I drove to creek one Tuesday. It’s in central Texas. The outcrop is Wolfe City formation. As I hiked my way up to the main outcrop, I walked some great looking gravel bars, so I stopped and searched them on knee pads. The only thing I found were these three Hamulus worm tubes. Click the photos to be able to zoom in and get a closer look.
With not much luck on the gravel bars, I stopped at the best looking outcrop, and started searching it up and down. The fossils were there, but as so often happens, only in a very small layer of the matrix. It’s a great looking outcrop, with several flat steps, where the matrix gets harder. This bottom one was the only one that had fossils. At low water was the right time to hunt this creek. If the water level had been a couple of feet higher, I wouldn’t have been able to search the right layer. Here’s what that lower level looked like.

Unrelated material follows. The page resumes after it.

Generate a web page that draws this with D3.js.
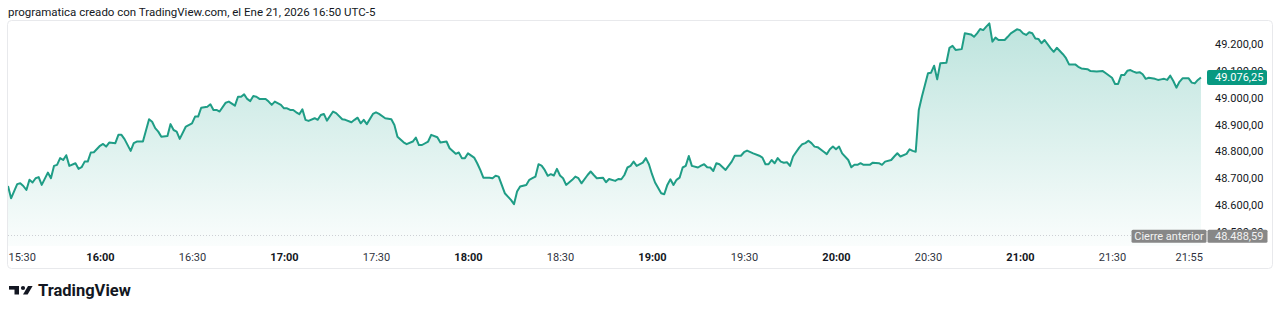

When I spotted this bone sticking out of the matrix, I wondered how big it was.
I very carefully excavated around it, and was disappointed when it turned out to only be a small bone.
There were teeth sticking out of the matrix as well.
And then there was this bone. It’s from the jaw of an Enchodus. Enchodus is an extinct fish that had two very large fangs. You can see the base of one of those fangs on this bone, but the tooth is broken off.
Here are the teeth I found. Most teeth from this site are in really rough shape, broken and with no roots.
This little Serratolamna shark tooth was my favorite of the day.